What to work on: Copy each line with the word "that" in it.

Material provided:
## BEGIN

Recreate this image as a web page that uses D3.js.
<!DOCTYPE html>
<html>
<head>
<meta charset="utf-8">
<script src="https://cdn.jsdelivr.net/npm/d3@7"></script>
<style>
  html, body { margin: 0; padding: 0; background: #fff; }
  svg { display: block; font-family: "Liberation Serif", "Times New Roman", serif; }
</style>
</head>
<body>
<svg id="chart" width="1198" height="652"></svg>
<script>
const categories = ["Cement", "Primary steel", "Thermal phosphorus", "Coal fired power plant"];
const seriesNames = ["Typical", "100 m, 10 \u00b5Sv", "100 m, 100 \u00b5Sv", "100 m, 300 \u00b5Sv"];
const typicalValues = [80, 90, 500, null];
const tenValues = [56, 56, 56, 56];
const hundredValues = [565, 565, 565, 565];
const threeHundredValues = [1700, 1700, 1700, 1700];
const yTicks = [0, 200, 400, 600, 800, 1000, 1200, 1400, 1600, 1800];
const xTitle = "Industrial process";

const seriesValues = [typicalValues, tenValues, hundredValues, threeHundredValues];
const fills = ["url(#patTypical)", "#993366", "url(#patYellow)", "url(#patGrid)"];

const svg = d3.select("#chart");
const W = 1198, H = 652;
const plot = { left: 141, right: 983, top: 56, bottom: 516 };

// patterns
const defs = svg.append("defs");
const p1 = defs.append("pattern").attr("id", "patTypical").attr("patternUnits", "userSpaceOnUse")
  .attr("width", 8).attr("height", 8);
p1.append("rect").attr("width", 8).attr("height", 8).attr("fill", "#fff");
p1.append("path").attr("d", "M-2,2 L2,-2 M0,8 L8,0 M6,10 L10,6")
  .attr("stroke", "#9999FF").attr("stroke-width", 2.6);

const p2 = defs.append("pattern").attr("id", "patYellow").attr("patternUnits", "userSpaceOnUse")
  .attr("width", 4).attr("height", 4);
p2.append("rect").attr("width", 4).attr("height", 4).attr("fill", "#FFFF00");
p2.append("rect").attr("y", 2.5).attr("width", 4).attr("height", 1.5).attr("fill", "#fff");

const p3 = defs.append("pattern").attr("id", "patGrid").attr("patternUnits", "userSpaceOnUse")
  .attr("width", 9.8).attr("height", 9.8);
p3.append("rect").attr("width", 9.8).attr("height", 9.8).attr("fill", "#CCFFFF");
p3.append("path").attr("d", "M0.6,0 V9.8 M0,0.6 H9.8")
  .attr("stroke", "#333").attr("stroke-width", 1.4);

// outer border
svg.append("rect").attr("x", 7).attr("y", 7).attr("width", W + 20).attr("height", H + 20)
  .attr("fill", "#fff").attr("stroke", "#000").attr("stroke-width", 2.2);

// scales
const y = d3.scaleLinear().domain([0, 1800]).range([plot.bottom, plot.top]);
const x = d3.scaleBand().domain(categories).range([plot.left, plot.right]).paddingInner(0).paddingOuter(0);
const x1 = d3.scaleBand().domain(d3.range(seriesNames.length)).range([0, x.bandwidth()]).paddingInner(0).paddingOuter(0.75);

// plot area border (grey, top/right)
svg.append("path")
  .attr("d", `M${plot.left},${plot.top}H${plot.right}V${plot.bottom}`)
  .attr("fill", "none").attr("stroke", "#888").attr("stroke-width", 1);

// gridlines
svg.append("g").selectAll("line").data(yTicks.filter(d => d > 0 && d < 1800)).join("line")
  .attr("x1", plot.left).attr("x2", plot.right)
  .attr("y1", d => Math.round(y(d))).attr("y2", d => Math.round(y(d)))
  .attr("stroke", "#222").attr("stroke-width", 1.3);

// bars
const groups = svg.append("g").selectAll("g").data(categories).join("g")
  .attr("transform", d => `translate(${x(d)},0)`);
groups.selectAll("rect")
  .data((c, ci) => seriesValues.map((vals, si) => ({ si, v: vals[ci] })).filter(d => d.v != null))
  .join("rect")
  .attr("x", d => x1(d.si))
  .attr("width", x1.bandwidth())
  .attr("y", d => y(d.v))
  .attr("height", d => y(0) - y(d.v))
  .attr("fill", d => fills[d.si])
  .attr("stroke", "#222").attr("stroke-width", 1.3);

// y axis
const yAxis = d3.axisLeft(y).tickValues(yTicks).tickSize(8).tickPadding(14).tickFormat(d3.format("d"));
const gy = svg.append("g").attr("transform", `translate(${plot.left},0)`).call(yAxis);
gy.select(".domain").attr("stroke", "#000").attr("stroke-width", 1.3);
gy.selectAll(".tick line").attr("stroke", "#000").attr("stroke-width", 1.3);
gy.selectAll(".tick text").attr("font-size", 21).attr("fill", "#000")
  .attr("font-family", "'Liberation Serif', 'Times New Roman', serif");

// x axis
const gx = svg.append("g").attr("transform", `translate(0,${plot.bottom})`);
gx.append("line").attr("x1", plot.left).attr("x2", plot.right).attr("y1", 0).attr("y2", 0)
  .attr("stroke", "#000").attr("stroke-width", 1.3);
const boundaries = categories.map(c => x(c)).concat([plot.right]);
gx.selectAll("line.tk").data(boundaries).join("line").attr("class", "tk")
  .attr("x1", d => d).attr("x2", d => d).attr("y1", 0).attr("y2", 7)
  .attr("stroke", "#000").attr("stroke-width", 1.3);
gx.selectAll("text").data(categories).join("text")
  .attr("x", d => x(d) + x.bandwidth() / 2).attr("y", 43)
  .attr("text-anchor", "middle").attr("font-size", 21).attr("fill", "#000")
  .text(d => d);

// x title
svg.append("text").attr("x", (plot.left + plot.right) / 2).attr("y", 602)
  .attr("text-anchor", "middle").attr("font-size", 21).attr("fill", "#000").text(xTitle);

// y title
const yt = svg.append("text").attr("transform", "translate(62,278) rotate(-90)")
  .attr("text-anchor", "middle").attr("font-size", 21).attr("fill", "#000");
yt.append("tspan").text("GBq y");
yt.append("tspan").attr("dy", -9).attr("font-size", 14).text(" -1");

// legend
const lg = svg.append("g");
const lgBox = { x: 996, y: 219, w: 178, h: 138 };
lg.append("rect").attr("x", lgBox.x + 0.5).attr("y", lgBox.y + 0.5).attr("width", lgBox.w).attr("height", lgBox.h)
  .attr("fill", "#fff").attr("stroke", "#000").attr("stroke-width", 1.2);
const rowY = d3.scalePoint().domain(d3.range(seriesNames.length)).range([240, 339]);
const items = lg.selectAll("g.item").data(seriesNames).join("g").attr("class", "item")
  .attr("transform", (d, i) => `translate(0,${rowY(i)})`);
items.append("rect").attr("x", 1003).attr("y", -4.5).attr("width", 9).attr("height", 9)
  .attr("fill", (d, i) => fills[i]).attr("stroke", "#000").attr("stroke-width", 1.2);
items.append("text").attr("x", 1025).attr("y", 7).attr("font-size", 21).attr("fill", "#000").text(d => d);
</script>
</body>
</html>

## END
## BEGIN

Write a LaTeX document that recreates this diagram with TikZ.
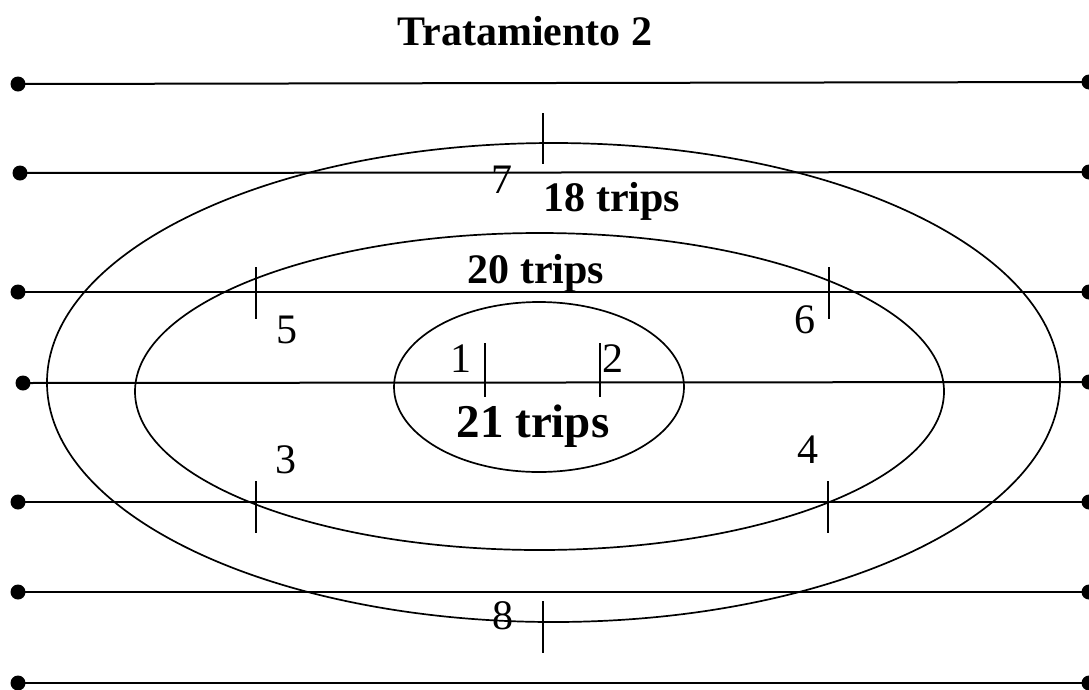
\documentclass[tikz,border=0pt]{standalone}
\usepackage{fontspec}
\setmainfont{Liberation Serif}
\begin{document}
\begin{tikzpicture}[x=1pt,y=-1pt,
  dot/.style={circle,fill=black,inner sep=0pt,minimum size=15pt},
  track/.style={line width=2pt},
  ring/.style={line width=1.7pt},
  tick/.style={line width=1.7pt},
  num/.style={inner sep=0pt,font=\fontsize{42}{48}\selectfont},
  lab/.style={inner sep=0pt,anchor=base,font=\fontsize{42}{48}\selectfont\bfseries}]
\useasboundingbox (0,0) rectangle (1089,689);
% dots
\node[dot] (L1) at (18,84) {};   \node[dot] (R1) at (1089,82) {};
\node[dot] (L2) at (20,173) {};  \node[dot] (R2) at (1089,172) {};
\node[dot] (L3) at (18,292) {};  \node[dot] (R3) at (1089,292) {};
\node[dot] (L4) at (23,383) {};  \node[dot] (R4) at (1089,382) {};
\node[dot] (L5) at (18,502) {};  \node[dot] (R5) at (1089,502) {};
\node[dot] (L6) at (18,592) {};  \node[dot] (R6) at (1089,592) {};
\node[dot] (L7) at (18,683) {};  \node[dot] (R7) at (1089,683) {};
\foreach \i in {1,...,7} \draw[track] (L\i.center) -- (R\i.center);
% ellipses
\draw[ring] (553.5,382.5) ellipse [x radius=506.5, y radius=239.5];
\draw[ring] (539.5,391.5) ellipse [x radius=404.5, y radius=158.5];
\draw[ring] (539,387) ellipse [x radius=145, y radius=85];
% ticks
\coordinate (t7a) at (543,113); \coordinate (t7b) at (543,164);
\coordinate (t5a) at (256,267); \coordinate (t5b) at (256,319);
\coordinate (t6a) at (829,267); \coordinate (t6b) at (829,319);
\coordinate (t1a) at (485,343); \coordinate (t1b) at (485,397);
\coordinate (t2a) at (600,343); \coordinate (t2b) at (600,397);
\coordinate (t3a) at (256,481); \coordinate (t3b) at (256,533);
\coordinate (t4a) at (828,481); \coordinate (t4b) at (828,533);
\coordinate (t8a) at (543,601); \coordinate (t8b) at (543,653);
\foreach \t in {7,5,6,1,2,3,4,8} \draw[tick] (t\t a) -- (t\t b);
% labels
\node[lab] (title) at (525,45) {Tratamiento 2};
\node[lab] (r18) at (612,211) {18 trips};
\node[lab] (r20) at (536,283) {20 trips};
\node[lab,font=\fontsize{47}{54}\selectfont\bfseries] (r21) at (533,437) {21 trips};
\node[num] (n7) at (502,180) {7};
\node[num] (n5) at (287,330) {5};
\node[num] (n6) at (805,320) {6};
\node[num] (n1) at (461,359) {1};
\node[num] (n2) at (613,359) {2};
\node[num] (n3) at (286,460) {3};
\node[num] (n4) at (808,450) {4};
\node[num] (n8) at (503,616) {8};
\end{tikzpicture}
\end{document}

## END

Exercise response:
Recreate this image as a web page that uses D3.js.
Write a LaTeX document that recreates this diagram with TikZ.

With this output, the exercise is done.